July 14, 2019
Remember the book The 500 Hats of Bartholomew Cubbins? I doubt if you’ve read it lately, unless you have kids or grandkids. It was written in 1938 by the late Theodor Geisel (better known as Dr. Seuss) and it’s a children’s classic. It’s about a peasant named Bartholomew Cubbins who was ordered by the king to remove his hat as the regal entourage passed by. Well poor ole Bart has a problem. Every time he removes his hat, a new one appears on his head.
If somehow you’ve missed it, it’s worth the read.
Well, they might as well call Ecuador “Cubbins-ville” because everyone around here dons hats, specifically, Panama hats!!! What??? So you might be wondering how Ecuador became the world’s leading manufacturer of a hat named after a different country. We sure did. We visited some local hat museums, here in Cuenca (neither one of us had ever been to a museum devoted solely to hats), did a little research and here’s what we found out.
About the middle of the 1600s Ecuadorians along the coastal area of the country began developing a weaving process, which led to making Panama hats as a hobby, sort of like knitting or crocheting. They refined the process and got so good at it that in the 17th and 18th centuries the hats gained worldwide popularity.
In the coastal town of Montecristi the craft was passed down from generation to generation and in 1835 a man named Manuel Alfaro saw an opportunity to make some money. Alfaro began exporting the hats and soon was in the hat business. The timing of the enterprise couldn’t have been more perfect, because in the United States the California Gold Rush was taking place. Would-be gold prospectors, boiling under the hot California sun bought the hats in droves. And the middleman, or in this case, middle country was…you’ve probably guessed…Panama! Panama became the major distributor, and thus, the hat used their name. Folks associated the hats with where they were purchased rather than where they were made. Go figure.
In the early 1900s, during the construction of the Panama Canal, the world was watching the amazing waterway being built through newspaper photos of the workers. It was hot, humid and mosquito-infested. The Montecristi hat was worn by many of the laborers, and when, while inspecting the canal, Teddy Roosevelt was photographed wearing one of the prizes, the hat became popular and demand for the hat soared.
Panama hats are made from the toquilla palm, whose fibers are flexible and durable and absolutely perfect for such a perfect hat.
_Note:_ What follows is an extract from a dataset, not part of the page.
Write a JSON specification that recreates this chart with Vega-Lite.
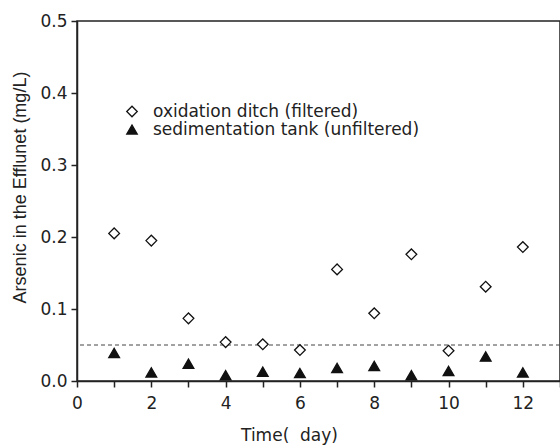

Believe me, after seeing one made, creation of the hat is not an easy task.
The town of Sigsig is one of the main sources of Panama hats, here in Ecuador, and guess where it’s located? Yep, real close to us, here in Cuenca. While strolling the streets of Cuenca, we were fortunate enough to find two hat museums/manufacturing facilities, so you better believe we visited them both.
Evidently, there are very few weavers that still have the skill to do the superfine original weaving. I’d never really thought too much about how a hat is put together, but as we tried on and inspected the hats at each place, we really could see a difference. At the Museo del Sombrero de Paja Toquilla hat factory and museum they have a special room for their very best hats and, believe me, they are pricey. No one is allowed to try them on or touch.
The rarest and most expensive hats can have up to 3000 intricate weaves per square inch! Akin to the intricacy of Bartholomew Cubbins 500th hat, these headpieces can hold water and are so flexible that they can be rolled up and passed through the hole of a wedding ring. We didn’t actually see this, but were told that it’s true.
First, the hat specialists have to cultivate and prepare the toquilla fibers. After that, the fibers are intricately separated into very thin strands, which are then submerged in water for 6-7 hours to make them flexible. If they are dried out, the weavers are not able to manipulate them during the weaving process. Because of this, many of the artisans start working at dawn or during the evening so that the sun won’t dry out the strands.
When you inspect one of the hats up close, the weaving is so exact it’s hard to figure out where it starts. But we were told the process begins at the crown of the hat where eight strands are woven into a tight latticed rosette. As the weaving continues, new straws are added to the “circle” until finally the hat emerges.
I actually got to sit in a “weaving circle” at Economuseo Municipal Casa del Sombrero and watched the hat’s being made. It blew me away. And, to top it off, not one of the weavers, even the older ladies, wore glasses!
Well, after knowing all of this, John and I both had to have one.
John has tried on many, but has yet to find the perfect “fit” for him.
Personally, being a Sean Connery fan, I loved him in the white one above. Let him know what you think!
I was luckier. My new head adornment was calling my name as we toured the Museo del Sombrero de Paja Toquilla museum and John bought it for me. Now remember, I was born and bred in Texas, so of course I had several cowboy hats that I loved. They got sold in our estate sale, prior to hitting the road as nomadic house sitters. Don’t get me wrong, Texas cowboy hats are way cool, but they don’t even hold a candle to the Ecuadorian Panamas.
Okay, okay, realistically, I look more like Bartholomew Cubbins.
But, whatever the persona, when I’m wearing my new sombrero, my face is protected from the sun and rain, I fit in with the locals here in Ecuador, and I love it!!!